Is it strange for two guys, neither of them gay, to be sitting in a room together watching a show that is quite obviously targeted primarily toward females in their teens and twenties? Have we no shame? No, apparently we do not. I, for one, am not letting such silly classifications stop me from watching. So hah! Take that, culteral pigeonholers! I know you're out there.
We played some more on the GameCube. Neither of us were feeling ravenously hungry, so we decided to skip the pizza, and just eat bean dip.
Kiesa arrived back from her thing, and Jaeger played a game of Metroid Prime while I coached him.
I departed, leaving my Metroid game in the care of Jaeger for a while.
Now I'm here.
Does the obvious never not need to be stated?
Yes, and here is where I am.
Now I think I might write another piece of content that deserves its own article. Then again, I might not.
P.S. Sounds like I didn't miss much by skipping the Grammys. Good for Janet. I'm glad she refused to issue yet another apology as a condition for being allowed to attend. She's already issued several apologies already, both on and off camera. For crying out loud, what the BLEEP to they want her to do? Offer herself nude on an alter in front of the entire nation as penance for this ghastly crime? Sheesh. Let a woman have a little self-respect sometimes. End P.S.

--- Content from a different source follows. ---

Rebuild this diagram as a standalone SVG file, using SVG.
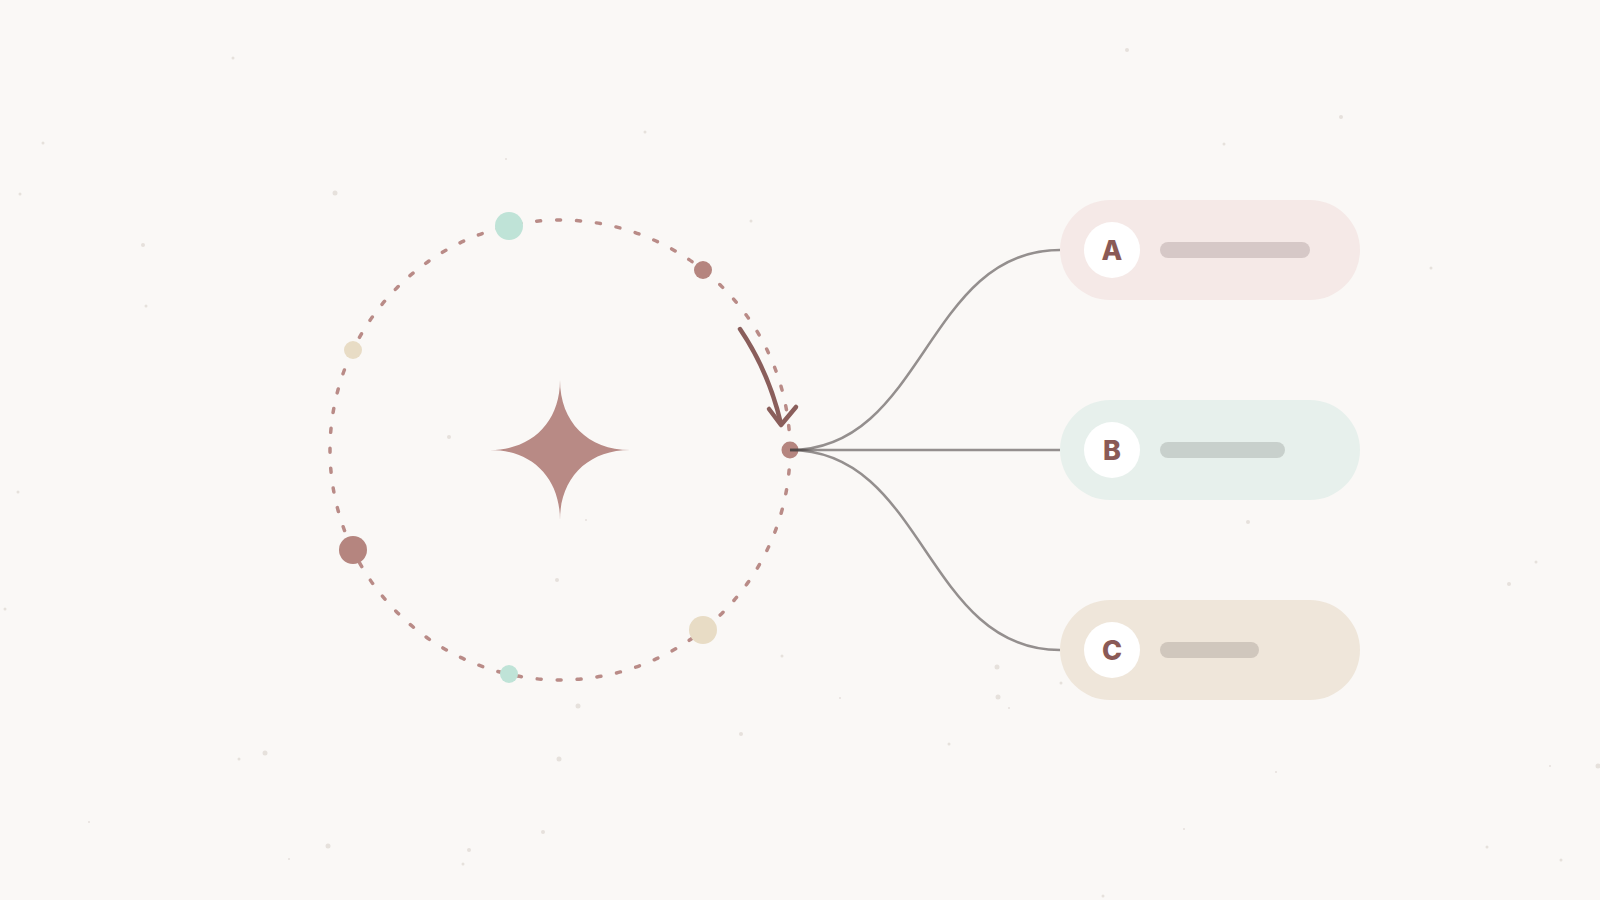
<svg xmlns="http://www.w3.org/2000/svg" width="1600" height="900" viewBox="0 0 1600 900">
<defs>
<style>
.orbit{fill:none;stroke:#b98b87;stroke-width:3.5;stroke-dasharray:4 16;stroke-linecap:round}
.mauve{fill:#b5857f}
.teal{fill:#bfe3d7}
.beige{fill:#e8dcc5}
.conn{fill:none;stroke:#4a4444;stroke-opacity:0.58;stroke-width:2.5}
.badge{fill:#ffffff}
.letter{font-family:Inter,"Liberation Sans",sans-serif;font-weight:800;font-size:27px;fill:#8a5a56;text-anchor:middle}
.speck{fill:#e6e1dc}
.arrow{fill:none;stroke:#8a5e5b;stroke-width:4.5;stroke-linecap:round;stroke-linejoin:round}
</style>
</defs>
<rect width="1600" height="900" fill="#faf8f6"/>
<g id="speckles">
<circle class="speck" cx="233" cy="58" r="1.5"/>
<circle class="speck" cx="43" cy="143" r="1.5"/>
<circle class="speck" cx="20" cy="194" r="1.5"/>
<circle class="speck" cx="335" cy="193" r="2.5"/>
<circle class="speck" cx="143" cy="245" r="2"/>
<circle class="speck" cx="146" cy="306" r="1.5"/>
<circle class="speck" cx="645" cy="132" r="1.5"/>
<circle class="speck" cx="506" cy="159" r="1"/>
<circle class="speck" cx="751" cy="221" r="1.5"/>
<circle class="speck" cx="1127" cy="50" r="2"/>
<circle class="speck" cx="1341" cy="117" r="2"/>
<circle class="speck" cx="1224" cy="144" r="1.5"/>
<circle class="speck" cx="1431" cy="268" r="1.5"/>
<circle class="speck" cx="18" cy="492" r="1.5"/>
<circle class="speck" cx="449" cy="437" r="2"/>
<circle class="speck" cx="557" cy="580" r="2"/>
<circle class="speck" cx="586" cy="520" r="1"/>
<circle class="speck" cx="5" cy="609" r="1.5"/>
<circle class="speck" cx="1248" cy="522" r="2"/>
<circle class="speck" cx="1536" cy="562" r="1.5"/>
<circle class="speck" cx="1509" cy="584" r="2"/>
<circle class="speck" cx="997" cy="667" r="2.5"/>
<circle class="speck" cx="998" cy="697" r="2.5"/>
<circle class="speck" cx="1009" cy="708" r="1"/>
<circle class="speck" cx="782" cy="656" r="1.5"/>
<circle class="speck" cx="578" cy="706" r="2.5"/>
<circle class="speck" cx="741" cy="734" r="2"/>
<circle class="speck" cx="265" cy="753" r="2.5"/>
<circle class="speck" cx="239" cy="759" r="1.5"/>
<circle class="speck" cx="559" cy="759" r="2.5"/>
<circle class="speck" cx="840" cy="698" r="1"/>
<circle class="speck" cx="949" cy="744" r="1.5"/>
<circle class="speck" cx="1061" cy="683" r="1.5"/>
<circle class="speck" cx="1276" cy="772" r="1"/>
<circle class="speck" cx="1598" cy="766" r="2.5"/>
<circle class="speck" cx="1550" cy="766" r="1"/>
<circle class="speck" cx="328" cy="846" r="2.5"/>
<circle class="speck" cx="469" cy="850" r="2"/>
<circle class="speck" cx="543" cy="832" r="2"/>
<circle class="speck" cx="463" cy="864" r="1.5"/>
<circle class="speck" cx="289" cy="859" r="1"/>
<circle class="speck" cx="89" cy="822" r="1"/>
<circle class="speck" cx="1184" cy="829" r="1"/>
<circle class="speck" cx="1487" cy="847" r="1.5"/>
<circle class="speck" cx="1561" cy="860" r="1.5"/>
<circle class="speck" cx="1103" cy="896" r="1.5"/>
</g>
<g id="hub">
<circle class="orbit" cx="560" cy="450" r="230"/>
<path d="M560,380 C560,422 588,450 630,450 C588,450 560,478 560,520 C560,478 532,450 490,450 C532,450 560,422 560,380 Z" fill="#b88a85"/>
<circle class="teal" cx="509" cy="226" r="14"/>
<circle class="mauve" cx="703" cy="270" r="9"/>
<circle class="beige" cx="353" cy="350" r="9"/>
<circle class="mauve" cx="353" cy="550" r="14"/>
<circle class="beige" cx="703" cy="630" r="14"/>
<circle class="teal" cx="509" cy="674" r="9"/>
<circle class="mauve" cx="790" cy="450" r="8.5"/>
<path class="arrow" d="M740,329 Q769,372 781,424"/>
<path class="arrow" d="M769,409 L781,425 L796,407"/>
</g>
<g id="connectors">
<path class="conn" d="M790,450 C925,450 925,250 1060,250"/>
<path class="conn" d="M790,450 L1060,450"/>
<path class="conn" d="M790,450 C925,450 925,650 1060,650"/>
</g>
<g id="node-a">
<rect x="1060" y="200" width="300" height="100" rx="50" fill="#f5e9e7"/>
<circle class="badge" cx="1112" cy="250" r="28"/>
<text class="letter" x="1112" y="260">A</text>
<rect x="1160" y="242" width="150" height="16" rx="8" fill="#d6c8c7"/>
</g>
<g id="node-b">
<rect x="1060" y="400" width="300" height="100" rx="50" fill="#e7f0ec"/>
<circle class="badge" cx="1112" cy="450" r="28"/>
<text class="letter" x="1112" y="460">B</text>
<rect x="1160" y="442" width="125" height="16" rx="8" fill="#c8d0cc"/>
</g>
<g id="node-c">
<rect x="1060" y="600" width="300" height="100" rx="50" fill="#efe6da"/>
<circle class="badge" cx="1112" cy="650" r="28"/>
<text class="letter" x="1112" y="660">C</text>
<rect x="1160" y="642" width="99" height="16" rx="8" fill="#d0c7bd"/>
</g>
</svg>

by Bitscape (2004-02-09 21:58)
"George W. Bush's unplugged performance with Tim Russert on Sunday offered hope for even the dumbest of men: You too can become president of the United States."
Too funny. George Bush's responses on his Meet the Press interview have been translated into duckspeak by the helpful people at Salon. The meaningless portions of his responses have been simplified down into one word: "quack." Parts that actually contained meaningful content were left in tact from the original version.